Pour ses multiples accompagnements, l’association dispose de 7 salariés, de stagiaires, services civiques, de 120 bénévoles (soit au total, l’équivalent d’une douzaine de personnes à temps complet ) pour une association comprenant plus de 400 membres. « Comme je le dis avec humour, nous sommes des professionnels de rien sauf de l’accueil et de l’écoute ce qui permet aux personnes qui entrent ici de se sentir bien et surtout de se dire qu’elles vont être accompagnées quel que soit leur projet, … On va tout faire pour le rendre possible. Je me souviens d’une personne qui, un jour, a dit : « quand j’ai franchi la porte, j’ai su que c’était possible ».
Une connaissance du territoire et des acteurs permet d’aller vite
Plus en lien aujourd’hui avec les collectivités et les administrations, notre interlocutrice ne cache pas que la relation n’a pas été toujours facile : « Si cela s’arrange, l’association a été vue souvent comme une concurrente. La connaissance du territoire et les liens noués par celle-ci permettent d’aller vite dans les démarches…Et si l’association trouve un frein qui l’empêche d’intervenir, à titre individuel, on peut intervenir, seul… C’est cela aussi la citoyenneté, elle peut se mettre en route à tout moment sans entraves administratives. Notre plateforme numérique de solidarité a pu connaître des blocages, mais notre réactivité individuelle est passée au-delà…»
La culture… avec « les Réclusiennes »
La culture fait aussi partie des activités de l’association depuis sa création.

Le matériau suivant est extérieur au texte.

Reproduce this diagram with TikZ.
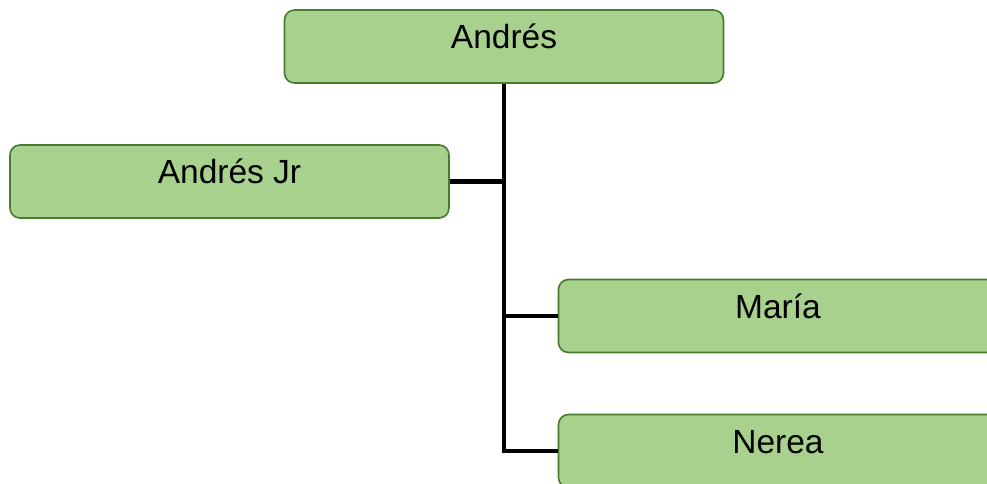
\documentclass[tikz,border=0pt]{standalone}
\usepackage{fontspec}
\setmainfont{Liberation Sans}
\usetikzlibrary{positioning}
\definecolor{boxfill}{HTML}{A9D18E}
\definecolor{boxline}{HTML}{4A7A2E}
\definecolor{ink}{HTML}{000000}
\newcommand{\namefont}{\fontsize{33.5}{40}\selectfont}
\tikzset{
  person/.style={draw=boxline,fill=boxfill,line width=1.6pt,rounded corners=10pt,
    minimum width=439pt,minimum height=73pt,inner sep=0,
    text height=16pt,text depth=12pt,font=\namefont,text=ink},
  tie/.style={ink,line width=4.5pt}
}
\begin{document}
\begin{tikzpicture}[x=1pt,y=-1pt]
\useasboundingbox (0,0) rectangle (987,484);
\node[person] (andres) at (504,46.5) {Andrés};
\node[person] (andresjr) at (229.5,181.5) {Andrés Jr};
\node[person] (maria) at (778,316) {María};
\node[person] (nerea) at (778,451) {Nerea};
\draw[tie] (andres.south) -- (andres.south |- nerea.west) -- (nerea.west);
\draw[tie] (andresjr.east) -- (andresjr.east -| andres.south);
\draw[tie] (maria.west) -- (maria.west -| andres.south);
\end{tikzpicture}
\end{document}
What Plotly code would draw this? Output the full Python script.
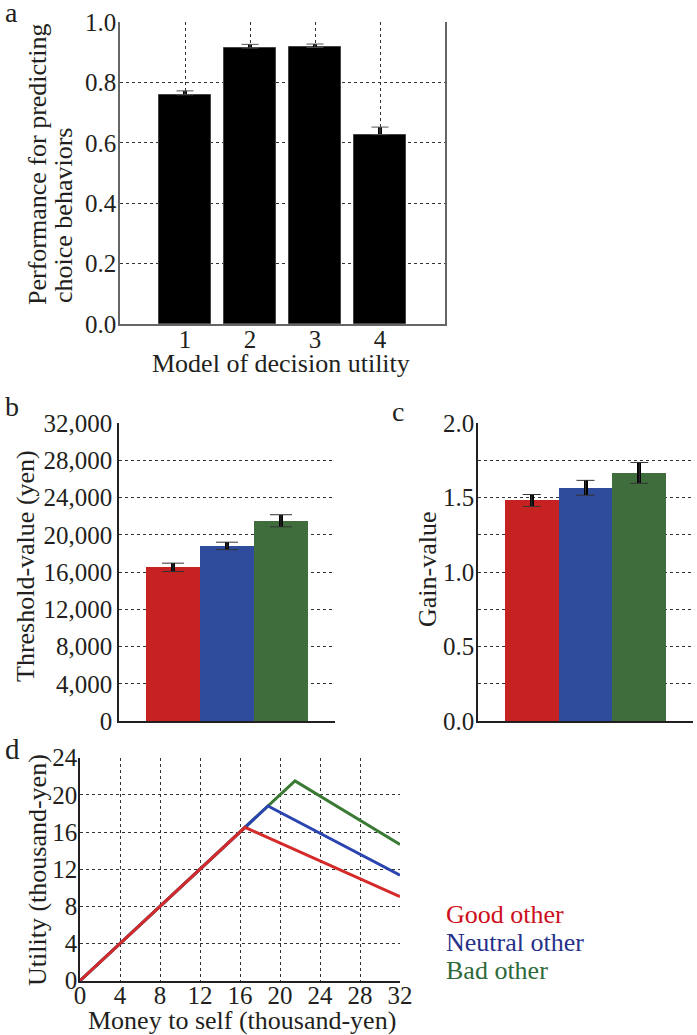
import plotly.graph_objects as go

# ---------------- data ----------------
a_models = [1, 2, 3, 4]
a_perf = [0.759, 0.914, 0.916, 0.627]
a_err = [0.013, 0.012, 0.011, 0.025]
a_err_minus = [0, 0, 0, 0]
a_yticks = [0.0, 0.2, 0.4, 0.6, 0.8, 1.0]

conditions = ["Good other", "Neutral other", "Bad other"]
cond_pos = [0, 1, 2]
b_threshold = [16500, 18800, 21500]
b_err = [450, 400, 650]
b_yticks = [0, 4000, 8000, 12000, 16000, 20000, 24000, 28000, 32000]

c_gain = [1.48, 1.565, 1.665]
c_err = [0.04, 0.05, 0.07]
c_ytick_vals = [0.0, 0.25, 0.5, 0.75, 1.0, 1.25, 1.5, 1.75, 2.0]
c_ytick_text = ["0.0", "", "0.5", "", "1.0", "", "1.5", "", "2.0"]

d_x_good = [0, 16.5, 32]
d_y_good = [0, 16.5, 9.05]
d_x_neutral = [0, 18.8, 32]
d_y_neutral = [0, 18.8, 11.35]
d_x_bad = [0, 21.5, 32]
d_y_bad = [0, 21.5, 14.65]
d_xticks = [0, 4, 8, 12, 16, 20, 24, 28, 32]
d_yticks = [0, 4, 8, 12, 16, 20, 24]

# ---------------- styling ----------------
W, H = 697, 1035
FONT = "Liberation Serif"
TXT = "#231f20"
bar_colors = ["#c62221", "#2f4b9b", "#3f6e3c"]
line_colors = ["#d42a2a", "#2b45b0", "#3b7a35"]
legend_colors = ["#cc1020", "#26318a", "#2e6a3a"]
GRID = "#333333"


def px(x):
    return x / W


def py(y):
    return 1 - y / H


fig = go.Figure()

# ---- panel a ----
fig.add_trace(go.Bar(x=a_models, y=a_perf, width=0.8, marker=dict(color="black", line=dict(color="#444", width=1)),
                     error_y=dict(type="data", array=a_err, thickness=4, width=0, color="black"),
                     xaxis="x", yaxis="y", showlegend=False))
fig.add_trace(go.Scatter(x=a_models, y=a_perf, mode="markers", marker=dict(size=1, color="rgba(0,0,0,0)"),
                         error_y=dict(type="data", array=a_err, arrayminus=a_err_minus, symmetric=False,
                                      thickness=1, width=8.5, color="#555"),
                         xaxis="x", yaxis="y", showlegend=False, hoverinfo="skip"))

# ---- panel b ----
fig.add_trace(go.Bar(x=cond_pos, y=b_threshold, width=1.0, marker=dict(color=bar_colors, line=dict(width=0)),
                     error_y=dict(type="data", array=b_err, thickness=4, width=0, color="black"),
                     xaxis="x2", yaxis="y2", showlegend=False))
fig.add_trace(go.Scatter(x=cond_pos, y=b_threshold, mode="markers", marker=dict(size=1, color="rgba(0,0,0,0)"),
                         error_y=dict(type="data", array=b_err, thickness=1, width=11, color="#333"),
                         xaxis="x2", yaxis="y2", showlegend=False, hoverinfo="skip"))

# ---- panel c ----
fig.add_trace(go.Bar(x=cond_pos, y=c_gain, width=1.0, marker=dict(color=bar_colors, line=dict(width=0)),
                     error_y=dict(type="data", array=c_err, thickness=4, width=0, color="black"),
                     xaxis="x3", yaxis="y3", showlegend=False))
fig.add_trace(go.Scatter(x=cond_pos, y=c_gain, mode="markers", marker=dict(size=1, color="rgba(0,0,0,0)"),
                         error_y=dict(type="data", array=c_err, thickness=1, width=9, color="#333"),
                         xaxis="x3", yaxis="y3", showlegend=False, hoverinfo="skip"))

# ---- panel d ---- (draw bad, neutral, good so red is on top)
for xs, ys, col, name in [(d_x_bad, d_y_bad, line_colors[2], conditions[2]),
                          (d_x_neutral, d_y_neutral, line_colors[1], conditions[1]),
                          (d_x_good, d_y_good, line_colors[0], conditions[0])]:
    fig.add_trace(go.Scatter(x=xs, y=ys, mode="lines", line=dict(color=col, width=3), name=name,
                             xaxis="x4", yaxis="y4", showlegend=False))

tickfont = dict(family=FONT, size=25, color=TXT)
grid = dict(showgrid=True, gridcolor=GRID, gridwidth=1, griddash="dot", automargin=False, ticks="", ticklen=0)
nogrid = dict(showgrid=False, automargin=False, ticks="", ticklen=0)

fig.update_layout(
    template="none",
    width=W, height=H, autosize=False,
    margin=dict(l=0, r=0, t=0, b=0, pad=0),
    paper_bgcolor="white", plot_bgcolor="white",
    font=dict(family=FONT, color=TXT),
    bargap=0,
    xaxis=dict(domain=[px(120), px(445)], range=[0, 5], tickvals=a_models, tickfont=tickfont,
               showline=True, linecolor="#666", linewidth=1.5, zeroline=False, anchor="y",
               ticklabelstandoff=-8, **grid),
    yaxis=dict(domain=[py(324), py(22)], range=[0, 1], tickvals=a_yticks, tickformat=".1f",
               tickfont=tickfont, showline=True, mirror=True, linecolor="#666", linewidth=1.5,
               zeroline=False, anchor="x", ticklabelstandoff=-3, **grid),
    xaxis2=dict(domain=[px(119), px(335)], range=[-1, 3], showticklabels=False,
                showline=True, linecolor=TXT, linewidth=1.5, zeroline=False, anchor="y2", **nogrid),
    yaxis2=dict(domain=[py(721), py(423)], range=[0, 32000], tickvals=b_yticks, tickformat=",",
                tickfont=tickfont, showline=True, linecolor=TXT, linewidth=1.5, zeroline=False, anchor="x2",
                ticklabelstandoff=0, **grid),
    xaxis3=dict(domain=[px(478), px(693)], range=[-1, 3], showticklabels=False,
                showline=True, linecolor=TXT, linewidth=1.5, zeroline=False, anchor="y3", **nogrid),
    yaxis3=dict(domain=[py(721), py(423)], range=[0, 2], tickvals=c_ytick_vals, ticktext=c_ytick_text,
                tickfont=tickfont, showline=True, linecolor=TXT, linewidth=1.5, zeroline=False, anchor="x3",
                ticklabelstandoff=-3, **grid),
    xaxis4=dict(domain=[px(80), px(400)], range=[0, 32], tickvals=d_xticks, tickfont=tickfont,
                showline=True, linecolor=TXT, linewidth=1.5, zeroline=False, anchor="y4",
                ticklabelstandoff=-8, **grid),
    yaxis4=dict(domain=[py(980.7), py(757.7)], range=[0, 24], tickvals=d_yticks, tickfont=tickfont,
                showline=True, linecolor=TXT, linewidth=1.5, zeroline=False, anchor="x4",
                ticklabelstandoff=-4, **grid),
)

ann = []


def add_text(text, x, y, size=26, angle=0, color=TXT, xanchor="center", yanchor="middle"):
    ann.append(dict(text=text, x=px(x), y=py(y), xref="paper", yref="paper", showarrow=False,
                    textangle=angle, xanchor=xanchor, yanchor=yanchor,
                    font=dict(family=FONT, size=size, color=color)))


# panel letters
add_text("a", 11, 12, size=28)
add_text("b", 12, 406, size=28)
add_text("c", 398, 411, size=28)
add_text("d", 12, 749, size=29)

# axis titles
add_text("Performance for predicting", 38, 164, angle=-90)
add_text("choice behaviors", 63, 216, angle=-90)
add_text("Model of decision utility", 281, 364)
add_text("Threshold-value (yen)", 25, 566, angle=-90)
add_text("Gain-value", 427, 569, angle=-90)
add_text("Utility (thousand-yen)", 37, 870, angle=-90)
add_text("Money to self (thousand-yen)", 242, 1020)

# legend for panel d
for i, (name, col) in enumerate(zip(conditions, legend_colors)):
    add_text(name, 444, 914 + 28.3 * i, color=col, xanchor="left")

fig.update_layout(annotations=ann)
fig.write_html("out.html", config={"displayModeBar": False},
               post_script="document.body.style.margin='0';document.body.style.padding='0';"
                           "document.documentElement.style.overflow='hidden';")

Le festival « les Réclusiennes » -en hommage à Elisée Reclus, né dans la cité- va ainsi fêter ses 10 ans, cette année. Il rassemble tous les étés, des universitaires et des citoyens autour de sujets proches de l’œuvre du célèbre géographe et théoricien ; la plupart des invités sont logés dans la commune. « Cela a participé à donner une autre image de la ville qui, souvent, est mise en avant par rapport au niveau social de ses habitants. Cette année, le festival s’interroge sur l’évasion sous l’intitulé : « Évadons-nous ! » Exposition, rencontres, échanges, films, musique sont au programme avec une première journée festive consacrée uniquement aux habitants de la commune ».
… et la « petite librairie »
De même, au sein du Tiers Lieu, la culture est présente depuis quelques années avec « la petite librairie », le résultat d’un partenariat avec « la Colline aux livres », une librairie de Bergerac. Entièrement animée par des bénévoles, elle propose des ouvrages, mais aussi des animations auprès des écoles, des rencontres avec les auteurs. « C’est un fonctionnement qui a son public et qui existe avec l’idée d’un repreneur… car il n’y a pas d’autres librairies dans la ville ».

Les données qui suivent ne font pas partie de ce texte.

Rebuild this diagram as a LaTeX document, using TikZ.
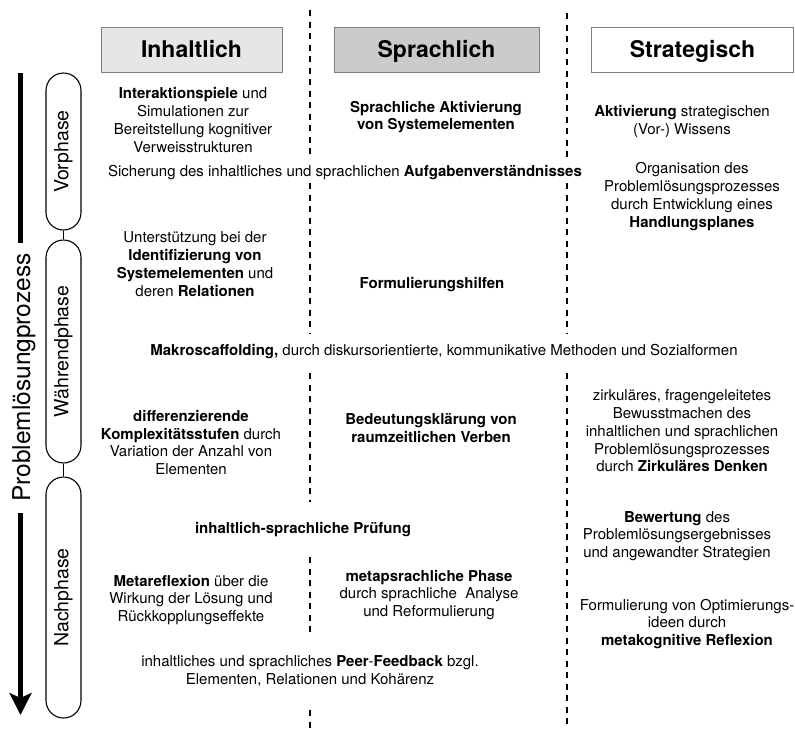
\documentclass[tikz,border=0pt]{standalone}
\usepackage{fontspec}
\setmainfont{TeX Gyre Heros}
\usetikzlibrary{arrows.meta}
\definecolor{hdrlight}{HTML}{E6E6E6}
\definecolor{hdrdark}{HTML}{CBCBCB}
\definecolor{hdrborder}{HTML}{7F7F7F}
\begin{document}
\begin{tikzpicture}[x=1pt,y=-1pt,
  hdr/.style={draw=hdrborder, line width=0.9pt, minimum height=45pt, inner sep=0pt,
    text height=16.6pt, text depth=0pt, font=\fontsize{23}{27}\selectfont\bfseries},
  body/.style={align=center, font=\fontsize{15}{17.8}\selectfont, inner sep=0pt},
  pill/.style={draw, line width=1.1pt, rounded corners=17.5pt, minimum height=35pt,
    inner sep=0pt, rotate=90, font=\fontsize{19.5}{22}\selectfont},
  divider/.style={line width=1.8pt, dash pattern=on 6pt off 5.5pt},
  link/.style={line width=1.6pt},
  bigline/.style={line width=5pt},
]
\useasboundingbox (0,0) rectangle (795,729);

% headers
\node[hdr, fill=hdrlight, minimum width=181pt] (hA) at (191.5,49.5) {Inhaltlich};
\node[hdr, fill=hdrdark, minimum width=205pt] (hB) at (436.5,49.5) {Sprachlich};
\node[hdr, fill=white, minimum width=202pt] (hC) at (692.5,49.5) {Strategisch};

% dividers
\draw[divider] (310,10) -- (310,157);
\draw[divider] (310,183) -- (310,333);
\draw[divider] (310,373) -- (310,502);
\draw[divider] (310,557) -- (310,632);
\draw[divider] (310,710) -- (310,729);
\draw[divider] (567,13) -- (567,157);
\draw[divider] (567,183) -- (567,333);
\draw[divider] (567,373) -- (567,729);

% process arrow
\coordinate (arrTop) at (20.5,73);
\coordinate (arrEnd) at (20.5,715);
\node[rotate=90, anchor=base, inner sep=0pt, font=\fontsize{24.5}{28}\selectfont] (plabel) at (30,377.5) {Problemlösungprozess};
\draw[bigline, shorten >=10pt] (arrTop) -- (arrTop |- plabel.east);
\draw[bigline, shorten <=11pt, -{Stealth[length=22pt,width=22pt,inset=5pt]}] (arrEnd |- plabel.west) -- (arrEnd);

% phases
\node[pill, minimum width=157pt] (vor) at (63.5,151.5) {Vorphase};
\node[pill, minimum width=223pt] (wahr) at (63.5,351.5) {Währendphase};
\node[pill, minimum width=241pt] (nach) at (63.5,597.5) {Nachphase};
\draw[link] (vor.west) -- (wahr.east);
\draw[link] (wahr.west) -- (nach.east);

% texts
\node[body] (tA1) at (193,120) {\textbf{Interaktionspiele} und\\Simulationen zur\\Bereitstellung kognitiver\\Verweisstrukturen};
\node[body] (tSich) at (345,173) {Sicherung des inhaltliches und sprachlichen \textbf{Aufgabenverständnisses}};
\node[body] (tA2) at (195,264) {Unterstützung bei der\\\textbf{Identifizierung von}\\\textbf{Systemelementen} und\\deren \textbf{Relationen}};
\node[body] (tMakro) at (444,352) {\textbf{Makroscaffolding,} durch diskursorientierte, kommunikative Methoden und Sozialformen};
\node[body] (tA3) at (191,442.5) {\textbf{differenzierende}\\\textbf{Komplexitätsstufen} durch\\Variation der Anzahl von\\Elementen};
\node[body] (tPruef) at (303,530) {\textbf{inhaltlich-sprachliche Prüfung}};
\node[body] (tA4) at (191,600) {\textbf{Metareflexion} über die\\Wirkung der Lösung und\\Rückkopplungseffekte};
\node[body] (tPeer) at (310,671) {inhaltliches und sprachliches \textbf{Peer}-\textbf{Feedback} bzgl.\\Elementen, Relationen und Kohärenz};
\node[body] (tB1) at (436,117) {\textbf{Sprachliche Aktivierung}\\\textbf{von Systemelementen}};
\node[body] (tB2) at (432,285) {\textbf{Formulierungshilfen}};
\node[body] (tB3) at (431,428) {\textbf{Bedeutungsklärung von}\\\textbf{raumzeitlichen Verben}};
\node[body] (tB4) at (429,595) {\textbf{metapsrachliche Phase}\\durch sprachliche\ \ Analyse\\und Reformulierung};
\node[body] (tC1) at (682,121.5) {\textbf{Aktivierung} strategischen\\(Vor-) Wissens};
\node[body] (tC2) at (692,196.5) {Organisation des\\Problemlösungsprozesses\\durch Entwicklung eines\\\textbf{Handlungsplanes}};
\node[body] (tC3) at (682,431) {zirkuläres, fragengeleitetes\\Bewusstmachen des\\inhaltlichen und sprachlichen\\Problemlösungsprozesses\\durch \textbf{Zirkuläres Denken}};
\node[body] (tC4) at (677,536) {\textbf{Bewertung} des\\Problemlösungsergebnisses\\und angewandter Strategien};
\node[body] (tC5) at (687,624) {Formulierung von Optimierungs-\\ideen durch\\\textbf{metakognitive Reflexion}};
\end{tikzpicture}
\end{document}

Des projets … et toujours la même méthode d’action
Les projets de « Cœur de Bastide » sont nombreux pour l’avenir, notamment autour d’un projet d’économie sociale et solidaire tourné vers le recyclage. « On garde pour cela la même méthode qui consiste à écouter, à se poser la question « où est la ressource ? » pour faire avancer le projet dont la commune a besoin, mais aussi en veillant à ce que ceux qui accompagnent les projets se sentent responsables, mais jamais seul » conclut avec enthousiasme notre interlocutrice.
Les trois coups ! Selon Patricia Juthiaud
> Coup de chapeau : « À l’ensemble des professeurs à la retraite qui viennent donner de leur temps et trouvent de belles choses dans l’accompagnement scolaire.»
> Coup de main : « Je pense qu’à chaque fois que l’on donne de son temps, que l’on donne un coup de main… que l’on écoute une personne, cela tisse une relation de non-violence ».
> Coup de projecteur : « Sur les événements petits et grands de notre territoire, afin que l’on reprenne la route du théâtre, de la kermesse de l’école… tout ce qui amène de la vie sur un territoire et en y allant, on donne des signes de reconnaissance à ceux qui proposent et c’est important.»